Suzanne
Rating:



Review
A Widow for One Year is divided into three very distinct parts, and my reactions to the parts are very distinct, too. The first section, which is the longest, is quintessential John Irving, full of infidelity and dysfunctional family life. Ted and Marion Cole have affairs and the failure of their marriage is witnessed by their four year-old daughter, Ruth. It’s well written, but after reading several of Irving’s books I’m a little weary of the same old subject matter. The second part cuts abruptly to Ruth’s adult life as a professional writer, and focuses on most of the characters’ emotional inability to move beyond grief or bad choices they made in the past. It does wander into interesting new territory when Ruth ends up in Amsterdam on a book tour, though, and this is when I started to really enjoy the story. Unfortunately I didn’t find Ruth to be a likeable main character – she’s a weird one, as her own best friend Hannah says - which made it hard to love the book as a whole. I did, however, really like the last part, when my favorite character, Harry (the sole non-writer of the bunch), becomes a major player.

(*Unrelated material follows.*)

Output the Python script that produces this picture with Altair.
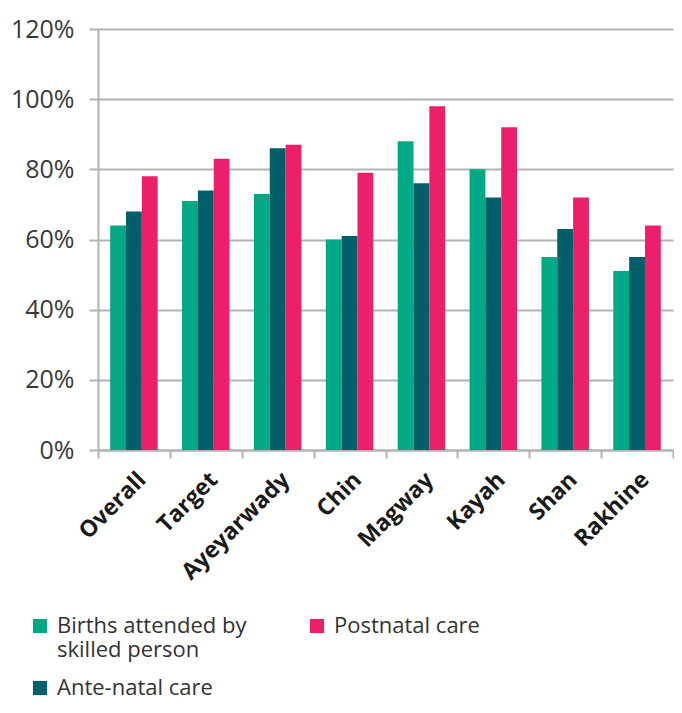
import altair as alt
import pandas as pd

regions = ["Overall", "Target", "Ayeyarwady", "Chin", "Magway", "Kayah", "Shan", "Rakhine"]
births = [64, 71, 73, 60, 88, 80, 55, 51]
antenatal = [68, 74, 86, 61, 76, 72, 63, 55]
postnatal = [78, 83, 87, 79, 98, 92, 72, 64]

series_names = ["Births attended by skilled person", "Ante-natal care", "Postnatal care"]
series_colors = ["#00a884", "#005f6b", "#ec1f6a"]

rows = []
for name, vals in zip(series_names, [births, antenatal, postnatal]):
    for r, v in zip(regions, vals):
        rows.append({"region": r, "series": name, "value": v})
df = pd.DataFrame(rows)

grid_color = "#b3b3b5"
font = "Open Sans"

label_expr = (
    "datum.label == 'Births attended by skilled person' ? ['Births attended by', 'skilled person'] : "
    "(datum.label == 'Postnatal care' ? ['Postnatal care', ''] : datum.label)"
)

chart = alt.Chart(df).mark_bar().encode(
    x=alt.X("region:N", sort=regions, title=None,
            scale=alt.Scale(paddingInner=0, paddingOuter=0),
            axis=alt.Axis(labelAngle=-45, labelFont=font, labelFontWeight="bold",
                          labelFontSize=23, labelColor="#1a1a1a", tickBand="extent",
                          tickSize=8, tickColor=grid_color, tickWidth=2,
                          domainColor=grid_color, domainWidth=2, labelPadding=10,
                          labelLimit=300)),
    xOffset=alt.XOffset("series:N", sort=series_names,
                        scale=alt.Scale(paddingInner=0, paddingOuter=0.77)),
    y=alt.Y("value:Q", title=None,
            scale=alt.Scale(domain=[0, 120], nice=False),
            axis=alt.Axis(values=[0, 20, 40, 60, 80, 100, 120], labelExpr="datum.value + '%'",
                          labelFont=font, labelFontSize=25, labelColor="#3a3a3a",
                          tickSize=9, tickColor=grid_color, tickWidth=2,
                          domainColor=grid_color, domainWidth=2, gridColor=grid_color,
                          gridWidth=2, labelPadding=15)),
    color=alt.Color("series:N",
                    scale=alt.Scale(domain=series_names, range=series_colors),
                    legend=alt.Legend(title=None, orient="none", legendX=-69, legendY=586,
                                      columns=2, columnPadding=59, rowPadding=16,
                                      symbolType="square", symbolSize=200,
                                      symbolStrokeWidth=0, labelFont=font,
                                      labelFontSize=22, labelColor="#333333",
                                      labelLimit=400, labelBaseline="middle",
                                      labelOffset=6, labelExpr=label_expr)),
).properties(
    width=575, height=421,
    padding={"left": 2, "top": 9, "right": 0, "bottom": 0},
).configure_view(stroke=None)

chart.save("out.html", embed_options={"renderer": "svg", "actions": False})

I’d rate the first half of the book a three and the second half a four.
Best Line:
“There is no intolerance in America that compares to the peculiarly American intolerance for lack of success, Harry thought.”
Kim
Rating:




Review
This is my favorite John Irving book, and even though it’s a long one, at 537 pages, I didn’t want it to end. I found Ruth Cole’s life fascinating. The first part of the book introduces us to Ruth as a four-year-old, living in a large house with her parents, her father’s writing assistant, Eddie O’Hare, and the memories of her two dead brothers. The second part concerns Ruth at age 36, a successful writer yet keeper of a tumultuous personal life. The third part of this book shows us Ruth as a 41-year-old widow and mother, who is about to fall in love for the first time in her life. Along with her mother, Marion, and father, Ted, both of whom I grew fond of, I loved every other character in this book, especially Ruth’s best friend, Hannah Grant, Rooie, the doomed prostitute in Amsterdam, and Harry Hoekstra, the cop with more than official business on his mind. Though a little graphic, I smiled big while reading what Ruth did to the strawberry-blond lawyer, Scott Saunders, with the squash racquet too. Served him right. Get it? You will when you read this book. Even though the ending was a little tidier than I usually like, I tell everyone I know to read this book.
Best Line:
“It had been Hannah to whom Ruth had made her vulgar remark about her father’s attractiveness to women – in which Ruth had said: “You could hear the women’s panties sliding to the floor.”